The activist investor who has forced a wholesale change of the board of directors at Gasfrac Energy Services Inc. wants the company to expand its offering of waterless rock-fracturing technology beyond North America.
The trick will be to pique the interest of national oil companies and other players in regions where water shortages make it difficult to employ traditional fracking for oil and gas production, said Julien Balkany, chief investment officer of Nanes Balkany Partners LLC.
Gasfrac has equipment that is not being used, and it can be quickly deployed to help with the expansion, Mr. Balkany said in an interview. As Streetwise reported earlier, his New York-based firm has amassed a sizable stake in Gasfrac in recent months. It now has 5.4 per cent of the stock.
"The company has a way right now to attract new clients without raising financing … and has the right equipment to clearly double its revenues," he said. My personal opinion is that the company will also need to explore some kind of partnership, joint venture or franchise agreement."
Gasfrac, known for its unique technology that involves using propane – rather than water – for fracking hydrocarbon-trapping rock deep underground, said on Tuesday that it had reached an agreement with Nanes Balkany to nominate six new directors, including two named by the activist investor.
The stock had languished as Gasfrac struggled to sign up new customers and failed to meet quarterly targets. It surged 14 per cent to $2.10 on the Toronto Stock Exchange early Tuesday, its highest level since early January.
"We believed there was a major disconnect between the depressed share price and the value of this very exciting technology," Mr. Balkany said. "Our objective is to try to start closing this gap."

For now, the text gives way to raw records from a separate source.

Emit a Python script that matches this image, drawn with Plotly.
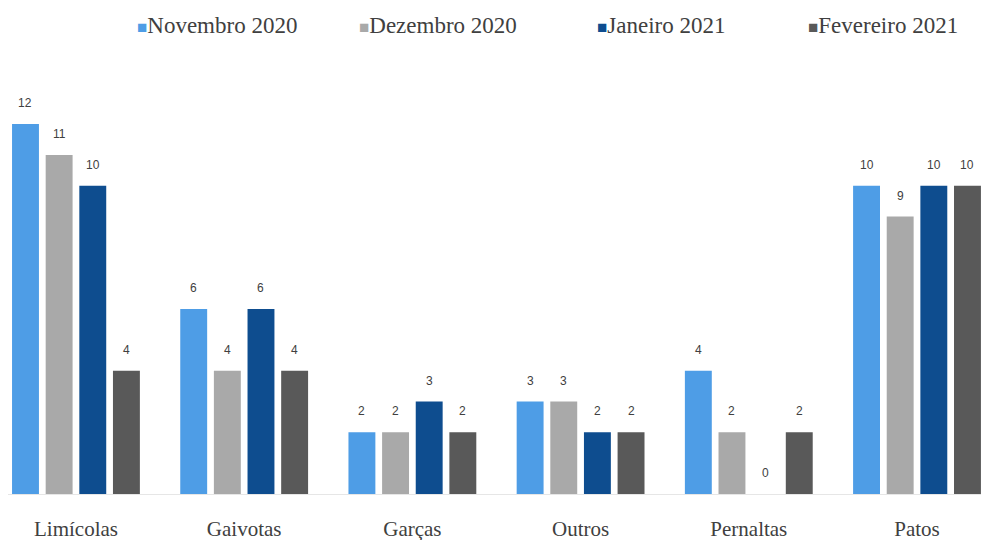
import plotly.graph_objects as go

categories = ['Limícolas', 'Gaivotas', 'Garças', 'Outros', 'Pernaltas', 'Patos']
series_names = ['Novembro 2020', 'Dezembro 2020', 'Janeiro 2021', 'Fevereiro 2021']
nov_2020 = [12, 6, 2, 3, 4, 10]
dez_2020 = [11, 4, 2, 3, 2, 9]
jan_2021 = [10, 6, 3, 2, 0, 10]
fev_2021 = [4, 4, 2, 2, 2, 10]
colors = ['#4E9DE6', '#A9A9A9', '#0E4D8F', '#595959']

series = [nov_2020, dez_2020, jan_2021, fev_2021]

SERIF = 'Liberation Serif, Times New Roman, DejaVu Serif, serif'

# page body keeps its default 8px margin, so the figure is sized to fit the window
W, H = 981, 532

fig = go.Figure()
for name, vals, col in zip(series_names, series, colors):
    fig.add_trace(go.Bar(
        x=categories, y=vals, name=name,
        marker=dict(color=col, line=dict(width=0)),
    ))

# value labels above each bar
n = len(series)
group_w = 0.8
slot = group_w / n
for i, vals in enumerate(series):
    off = -group_w / 2 + slot * (i + 0.5)
    for j, v in enumerate(vals):
        fig.add_annotation(
            x=j + off, y=v, xref='x', yref='y', text=str(v),
            showarrow=False, yshift=21,
            font=dict(family='Liberation Sans', size=12, color='#404040'),
        )

# legend drawn as text: small coloured square followed by the series name
legend_x = [127, 349, 587, 798]
for name, col, lx in zip(series_names, colors, legend_x):
    fig.add_annotation(
        x=lx / W, y=1.0806, xref='paper', yref='paper', xanchor='left', yanchor='middle',
        showarrow=False,
        text=f'<span style="color:{col};font-size:17px">■</span>{name}',
        font=dict(family=SERIF, size=23, color='#404040'),
    )

fig.update_layout(
    width=W, height=H,
    margin=dict(l=0, r=0, t=52, b=46),
    barmode='group', bargap=0.2, bargroupgap=0.2,
    plot_bgcolor='white', paper_bgcolor='white',
    font=dict(family=SERIF, size=17, color='#404040'),
    showlegend=False,
    xaxis=dict(range=[-0.404, 5.428], showline=True, linecolor='#E6E6E6', linewidth=1,
               ticks='', showgrid=False, ticklabelstandoff=16, automargin=False,
               tickfont=dict(family=SERIF, size=21, color='#404040')),
    yaxis=dict(range=[0, 14.08], visible=False, showgrid=False, automargin=False),
)

fig.write_html("out.html")
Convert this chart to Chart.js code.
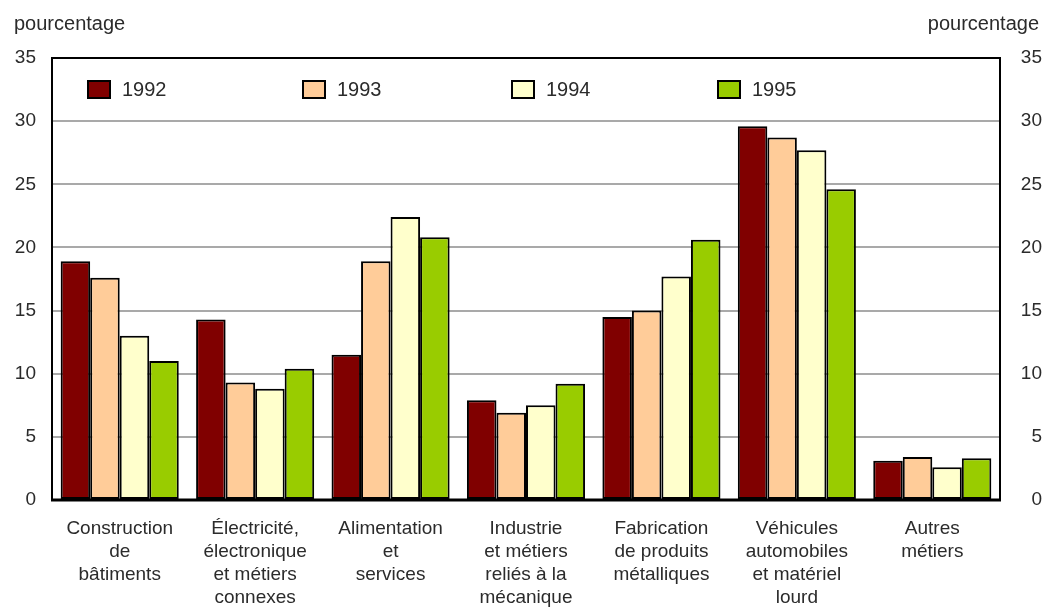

It is the French-born energy investor's first foray into the Canadian sector. His move follows a handful of other activist gambits at Canadian energy companies recently, most notably Carl Icahn's accumulation of Talisman Energy shares. That also resulted in an agreement on new board members before it erupted into a proxy fight.
"We believe this technology is quite unique and we see a lot of opportunities to start broadening the implementation, to enter into new geographic territories facing water scarcity, where the company might have a natural competitive edge," he said.
He mentioned Saudi Arabia, Algeria, Libya, Mexico and China as potential targets for the technology to be used to tap shale reserves.
Mr. Balkany will be a director, and his other nominee is Pierre Jungels, who is also on the board at Baker Hughes Inc., the multinational oil field service company.
Other new board members are Dale Tremblay, former chief executive officer of Western Energy Services Corp.; Larry Lindholm and Mark Williamson, principals of EnQuest Capital Corp., a private-equity firm; and James Hill, who is due to retire later this year as Gasfrac's CEO.
Under the settlement, seven current directors will step down at the annual meeting on May 27.
Mr. Hill said he believes the outcome is good for the company and its shareholders. The board is being restructured as the industry is undergoing a rebound due to a combination of strong oil and gas prices and increased flow of capital.
"I think there was a good positive dialogue with Julien and a number of others, and it's resulted in a set of directors that offer skills to move us through this next phase," he said. "The guys that we had did a tremendous job in moving from an idea through development and into commercialization."
There could be other opportunities for Nanes Balkany in the Canadian oil patch following the Gasfrac investment, Mr. Balkany said. To date, he has concentrated on junior oil producers in the United States and Europe.